Foreign companies will enjoy new opportunities with the development of the recently announced seven strategic emerging industries, such as environmental protection and new-energy vehicles.
Key products and services provided by the industries are being catalogued, Ren Zhiwu, deputy director-general of the Department of High Tech Industry at the National Development and Reform Commission, said in an interview with China Daily.
The catalogue, to be finalized shortly, will define the scope of the industries and list their products and services, Ren said.
According to a national development plan for strategic emerging industries during the 12th Five-Year Plan (2011-15), unveiled in July, the government wants the industries to generate 8 percent of GDP in 2015 and 15 percent by 2020. This is a marked rise from the 4 percent of GDP that they were responsible for in 2010.
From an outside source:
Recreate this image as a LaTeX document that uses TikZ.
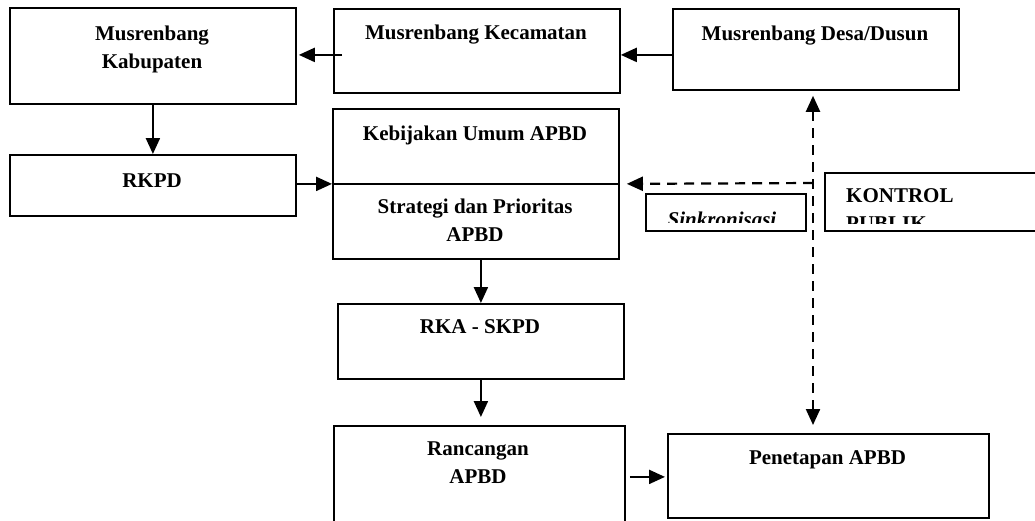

Plans for energy saving and environmental protection, high-end manufacturing, new materials and new-energy vehicles have been issued. Plans for new-generation information technology, biotechnology and new energy are being examined for approval by the State Council.
Other reforms are in the pipeline, Ren said, such as low-altitude airspace management, the convergence of telecom, broadcasting and Internet network services and reform of the pricing mechanism and quota system for new energies.
The government will set up a special fund to boost emerging industry development.
The fund for this year is a 7.5 billion yuan ($1.17 billion) investment in innovation and strategic emerging industries allocated by the government in March, industry insiders said.
Together with investment in key scientific research projects and local fiscal investment, the total will be more significant, economists said.
More than 20 local governments have launched detailed plans to boost emerging industries between 2011 and 2015.
The Shenzhen government, for instance, has allocated 10 billion yuan for new emerging industries.
Local governments are designing a range of preferential policies, subsidies and loan arrangements.
Finance Minister Xie Xuren last month pledged to further support emerging industries through tax incentives.
Foreign opportunities
Davide Cucino, president of the European Union Chamber of Commerce in China, said European businesses are eager to contribute.
"Most of the technology involved is already in use in Europe. And the readiness of European business to invest in these sectors perfectly matches the need for further development in China," he said.
However, he also expressed concern that foreign companies would not be treated equally, regarding subsidies, financing and intellectual property rights.
But Ren pointed out that foreign firms would have numerous opportunities.
"Foreign enterprises are facing more opportunities and brighter prospects in China by fully utilizing China’s opening-up policy and the country’s diversified market."
The government has encouraged foreign investors to target industries such as biomedicine.
Further opening up to international cooperation is a must, said Feng Fei, head of the industry department at the State Council Development Research Center, a government think tank.
"Chinese companies and their foreign counterparts will have to create new models for business cooperation," he said.
Some Chinese companies traditionally took a "take-and-use" approach in research and development.
But they will have to play a bigger role in innovation as there is a technology shortfall in some new industries, such as electric car batteries where both Chinese and foreign companies have yet to make a genuine breakthrough.
Besides the huge and diversified domestic market and relatively low labor costs, foreign companies will also benefit from China’s advantage in "concentrating forces", which allows it to act more swiftly in infrastructure building, he said.
Many international companies have seen the new emerging industries and industry transfer from coastal areas to the interior as a pathway for future investment, said Zhang Changchun, director of the Institute of Investment at the National Development and Reform Commission.
Executives from more than 100 international companies including Siemens, Toyota, Ford and Motorola have recently visited regions such as Chongqing and Sichuan to investigate the investment environment, according to the Economic Observer.
The emerging industries provide a number of opportunities, and combating pollution is one of them.
US scientific instrument manufacturer Thermo Fisher Scientific has seen monitoring equipment sales rise.
China tightened air pollution monitoring standards and the Environment Ministry plans to build around 1,500 monitoring sites for the particulate matter 2.5 by 2015 with an estimated investment of 2 billion yuan.
Zhou Xiaobin, a commercial director of Thermo’s environmental and processing instrument division in China, said sales have risen sharply.
"Sales in the second quarter and the third quarter have soared," Zhou said.